JD Sports said it anticipates that Footasylum will contribute less than two per cent of the group’s earnings in the year to January 2020, which, after a robust post-Christmas sales period in its key overseas markets, are now expected to be at least equal to the top end of current market expectations, which after adjusting for IFRS 16, range from £403m to £434m.

Peter Cowgill, JD’s executive chairman, said: “The CMA’s provisional decision is fundamentally flawed and demonstrates a complete misunderstanding of our market to an alarming extent, given its six-month review.

“The competitive landscape described by the CMA is one which neither I, nor any experienced sector analyst, would recognise.

“Just take a walk down any major UK high street or search for Nike or adidas trainers on Google and you can see for yourself how competitive this marketplace really is.

“The CMA’s provisional findings do not reflect the objective evidence, with excessive weight being placed on surveys asking hypothetical questions of a small sample of selected customers equivalent to less than 25% of the footfall of one JD store in Manchester for one week, rather than assessing the reality of how consumers actually shop on a national scale.”

He added: “When the group made its offer in March 2019, it was our intention to support Footasylum and its employees to grow the business and increase the quality, range and choice of products available to customers.

“We remain convinced that a combination of the two businesses would provide significant long-term benefits to customers, colleagues and brand partners, while maintaining Footasylum’s presence on the high street as the music-inspired casual retailer which it is today.”

Kip Meek, chair of the independent inquiry group leading the CMA investigation, said: “This is a large and growing market in the UK, so it is important that the CMA carefully scrutinises a deal between two key rival businesses.

“We’re currently concerned that shoppers could lose out after the merger, for example through fewer discounts and less choice in stores and online. This could particularly affect younger customers and students, who shop in JD Sports and Footasylum.”
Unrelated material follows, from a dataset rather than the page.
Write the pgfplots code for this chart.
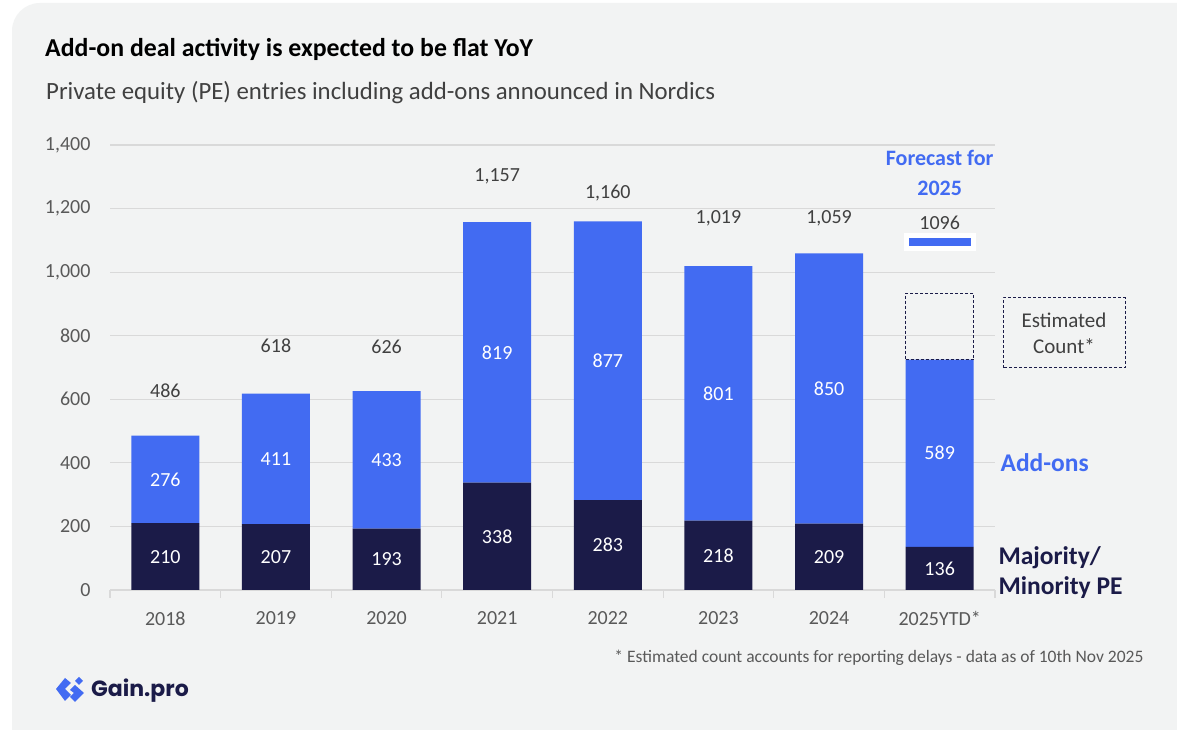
\documentclass[border=0pt]{standalone}
\usepackage{fontspec}
\setmainfont{Carlito}
\newfontfamily\logofont{Poppins}
\usepackage{pgfplots}
\pgfplotsset{compat=1.18}
\usepackage{pgfplotstable}
\definecolor{navy}{RGB}{27,27,72}
\definecolor{addblue}{RGB}{66,107,242}
\definecolor{bg}{RGB}{242,243,243}
\definecolor{gridc}{RGB}{217,217,217}
\definecolor{tickc}{RGB}{89,89,89}
\definecolor{labc}{RGB}{64,64,64}

\pgfplotstableread{
x maj add
0 210 276
1 207 411
2 193 433
3 338 819
4 283 877
5 218 801
6 209 850
7 136 589
}\deals

\pgfplotstableread{
x toty tot
0 626 486
1 768 618
2 764 626
3 1302 1,157
4 1249 1,160
5 1170 1,019
6 1170 1,059
}\totals

\pgfplotsset{base/.style={scale only axis, width=885pt, height=445pt,
  xmin=-0.5, xmax=7.5, ymin=0, ymax=1400, at={(110pt,140pt)}, anchor=south west}}

\begin{document}
\begin{tikzpicture}[x=1pt,y=1pt]
\useasboundingbox (0,0) rectangle (1177,730);
\fill[white] (0,0) rectangle (1177,730);
\begin{scope}
\clip (0,0) rectangle (1177,730);
\fill[bg, rounded corners=28pt] (12,-40) rectangle (1220,727);
\end{scope}

% title
\node[anchor=base west, inner sep=0, font=\bfseries\fontsize{25.8}{25.8}\selectfont] at (45,673) {Add-on deal activity is expected to be flat YoY};
\node[anchor=base west, inner sep=0, text=labc, font=\fontsize{24.8}{24.8}\selectfont] at (46,630) {Private equity (PE) entries including add-ons announced in Nordics};

\begin{axis}[base, ybar stacked, bar width=68pt,
  axis x line*=bottom, axis y line*=left,
  y axis line style={draw=none}, x axis line style={draw=gridc, line width=1.2pt},
  ymajorgrids, grid style={draw=gridc, line width=1.2pt},
  ytick={0,200,...,1400}, xtick={0,...,7},
  xticklabels={2018,2019,2020,2021,2022,2023,2024,2025YTD*},
  minor xtick={-0.5,0.5,...,7.5},
  major tick length=0pt, minor tick length=8pt, tick align=outside,
  minor tick style={draw=gridc, line width=1.2pt},
  /pgf/number format/assume math mode=true,
  yticklabel style={/pgf/number format/1000 sep={,}, text=tickc, font=\fontsize{20}{20}\selectfont, xshift=-16pt},
  xticklabel style={text=tickc, font=\fontsize{20}{20}\selectfont, yshift=-18pt},
]
\addplot[fill=navy, draw=none] table[x=x, y=maj]{\deals};
\addplot[fill=addblue, draw=none] table[x=x, y=add]{\deals};
\end{axis}

% estimated count box
\begin{axis}[base, ybar stacked, bar width=68pt, hide axis]
\addplot[fill=none, draw=none] coordinates {(7,725)};
\addplot[fill=none, draw=navy, dash pattern=on 3pt off 2pt, line width=1pt] coordinates {(7,209)};
\end{axis}

% labels and forecast
\begin{axis}[base, hide axis, clip=false]
\addplot[draw=none, mark=none, nodes near coords, point meta=explicit symbolic,
  every node near coord/.append style={anchor=center, text=white, font=\fontsize{20}{20}\selectfont}]
  table[x=x, y expr=\thisrow{maj}/2, meta=maj]{\deals};
\addplot[draw=none, mark=none, nodes near coords, point meta=explicit symbolic,
  every node near coord/.append style={anchor=center, text=white, font=\fontsize{20}{20}\selectfont}]
  table[x=x, y expr=\thisrow{maj}+\thisrow{add}/2, meta=add]{\deals};
\addplot[draw=none, mark=none, nodes near coords, point meta=explicit symbolic,
  every node near coord/.append style={anchor=center, text=labc, font=\fontsize{20}{20}\selectfont}]
  table[x=x, y=toty, meta=tot]{\totals};
\addplot[only marks, mark=square*, mark size=8.5pt, mark options={fill=white, draw=white, xscale=4.2}] coordinates {(7,1096)};
\addplot[only marks, mark=-, mark size=31pt, mark options={draw=addblue, line width=8pt}] coordinates {(7,1096)};
\node[text=labc, font=\fontsize{20}{20}\selectfont] at (axis cs:7,1154) {1096};
\node[align=center, text=addblue, font=\bfseries\fontsize{22}{30}\selectfont] at (axis cs:7,1312) {Forecast for\\2025};
\end{axis}

% side annotations
\node[anchor=west, text=addblue, font=\bfseries\fontsize{25.5}{25.5}\selectfont] at (997,267) {Add-ons};
\node[anchor=west, align=left, text=navy, font=\bfseries\fontsize{25.5}{30}\selectfont] at (995,157) {Majority/\\Minority PE};
\draw[navy, dash pattern=on 3pt off 2pt, line width=1pt] (1003,362) rectangle (1125,432);
\node[align=center, text=labc, font=\fontsize{21}{26}\selectfont] at (1064,397) {Estimated\\Count*};

% footnote
\node[anchor=east, text=tickc, font=\fontsize{17.5}{17.5}\selectfont] at (1147,72) {* Estimated count accounts for reporting delays - data as of 10th Nov 2025};

% logo
\fill[addblue] (56,41) -- (65,52) -- (71,47) -- (65,41) -- (71,35) -- (65,29) -- cycle;
\fill[addblue] (79,53) -- (83,49) -- (79,45) -- (75,49) -- cycle;
\fill[addblue] (70,40) -- (75,45) -- (84,37) -- (75,28) -- (70,33) -- (74,37) -- cycle;
\node[anchor=west, inner sep=0, text=navy, font=\logofont\bfseries\fontsize{22}{22}\selectfont] at (91,39) {Gain.pro};
\end{tikzpicture}
\end{document}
The CMA has today set out potential options for addressing its provisional concerns.

It is now asking for views on its provisional findings by March 3, and possible remedies by February 25, and will assess all evidence provided before making a final decision.

Its current view is that blocking the deal by requiring JD Sports to sell the Footasylum business may be the only way of addressing these competition concerns. The deadline for the CMA’s final report has been extended to May 11, 2020.
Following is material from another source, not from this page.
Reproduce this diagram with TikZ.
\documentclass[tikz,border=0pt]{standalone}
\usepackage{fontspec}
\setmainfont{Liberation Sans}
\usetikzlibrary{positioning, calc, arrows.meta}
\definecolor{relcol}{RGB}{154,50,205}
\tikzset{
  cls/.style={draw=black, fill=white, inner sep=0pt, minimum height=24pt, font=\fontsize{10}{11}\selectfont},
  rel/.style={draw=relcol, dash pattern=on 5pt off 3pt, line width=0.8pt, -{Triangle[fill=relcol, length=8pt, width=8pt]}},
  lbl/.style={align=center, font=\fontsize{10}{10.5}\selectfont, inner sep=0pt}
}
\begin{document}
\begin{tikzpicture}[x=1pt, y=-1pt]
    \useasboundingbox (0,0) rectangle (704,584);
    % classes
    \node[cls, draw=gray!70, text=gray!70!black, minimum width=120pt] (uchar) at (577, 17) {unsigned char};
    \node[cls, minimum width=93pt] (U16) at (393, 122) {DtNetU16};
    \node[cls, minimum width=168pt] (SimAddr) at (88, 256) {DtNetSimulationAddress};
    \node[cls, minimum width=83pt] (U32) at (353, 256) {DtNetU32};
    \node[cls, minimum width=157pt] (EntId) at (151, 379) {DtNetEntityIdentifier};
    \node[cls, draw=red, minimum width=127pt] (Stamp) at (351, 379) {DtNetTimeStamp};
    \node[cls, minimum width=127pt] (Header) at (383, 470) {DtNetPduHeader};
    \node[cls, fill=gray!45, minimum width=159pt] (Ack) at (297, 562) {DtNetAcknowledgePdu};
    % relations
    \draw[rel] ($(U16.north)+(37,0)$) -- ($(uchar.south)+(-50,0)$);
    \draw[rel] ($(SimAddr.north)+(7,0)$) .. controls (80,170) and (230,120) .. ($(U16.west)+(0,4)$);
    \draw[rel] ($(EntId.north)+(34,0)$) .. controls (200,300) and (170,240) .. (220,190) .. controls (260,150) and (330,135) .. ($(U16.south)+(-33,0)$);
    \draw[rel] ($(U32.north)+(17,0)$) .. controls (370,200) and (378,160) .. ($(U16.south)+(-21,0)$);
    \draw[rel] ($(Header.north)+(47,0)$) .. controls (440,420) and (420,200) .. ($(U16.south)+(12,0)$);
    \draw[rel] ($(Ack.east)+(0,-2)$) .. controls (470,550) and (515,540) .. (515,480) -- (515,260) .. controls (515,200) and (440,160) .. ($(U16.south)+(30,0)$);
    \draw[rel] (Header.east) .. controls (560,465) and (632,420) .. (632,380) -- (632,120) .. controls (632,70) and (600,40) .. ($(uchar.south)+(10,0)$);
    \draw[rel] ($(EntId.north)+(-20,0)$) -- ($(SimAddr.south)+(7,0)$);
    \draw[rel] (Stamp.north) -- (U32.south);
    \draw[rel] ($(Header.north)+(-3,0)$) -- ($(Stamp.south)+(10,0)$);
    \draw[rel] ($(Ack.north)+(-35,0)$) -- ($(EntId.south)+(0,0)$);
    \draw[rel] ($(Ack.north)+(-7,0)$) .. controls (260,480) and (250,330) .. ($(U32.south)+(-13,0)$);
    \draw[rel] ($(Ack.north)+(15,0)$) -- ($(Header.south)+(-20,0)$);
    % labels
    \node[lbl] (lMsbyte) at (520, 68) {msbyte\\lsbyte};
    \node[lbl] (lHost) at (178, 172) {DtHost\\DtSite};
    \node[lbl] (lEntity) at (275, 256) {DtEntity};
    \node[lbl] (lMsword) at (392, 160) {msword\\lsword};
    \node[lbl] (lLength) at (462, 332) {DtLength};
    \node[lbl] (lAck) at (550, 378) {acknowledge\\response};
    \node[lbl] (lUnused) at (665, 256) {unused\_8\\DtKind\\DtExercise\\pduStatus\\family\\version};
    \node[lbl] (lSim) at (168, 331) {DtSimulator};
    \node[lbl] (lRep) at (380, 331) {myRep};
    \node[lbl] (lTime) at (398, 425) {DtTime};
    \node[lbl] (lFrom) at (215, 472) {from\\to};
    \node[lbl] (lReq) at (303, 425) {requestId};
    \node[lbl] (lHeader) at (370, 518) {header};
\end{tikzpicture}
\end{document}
Russ Mould, investment director at Manchester investment platform, AJ Bell: “Investors appear to be taking the news that trainers and tracksuits retailer JD Sports might have to abandon its acquisition of rival outfit Footasylum in their stride.

“To loud howls of protest from JD, the Competition and Markets Authority (CMA) has intervened, suggesting the deal would be bad for shoppers and provisionally indicating it is prepared to block it.

“This might end up being a blessing in disguise for JD Sports.

“Although it apparently targeted a slightly older demographic, Footasylum never looked much of a prize, even if the involvement of JD Sports’ founders in the venture made it a logical fit.

“Footasylum had endured a spell on the stock market which was painful as it was short before JD stepped in last March.

“Unlike its larger counterpart, Footasylum had found life on the high street a struggle and being forced into selling stock at big discounts won’t have done much for the integrity of the brand.

“In coming out swinging against the CMA decision, not unfairly it has to be said given the legitimate points about just how competitive a market sports retail is, management have also revealed just what small beer the transaction represents to JD.

“The CMA’s actions demonstrate an increased willingness on the part of the regulator to intervene following the nixing of the Sainsbury’s and ASDA merger and a current probe into Amazon’s investment in food delivery service Deliveroo.

“Consumer-facing UK businesses pursuing M&A in the future will have to watch out for these sharpened claws.”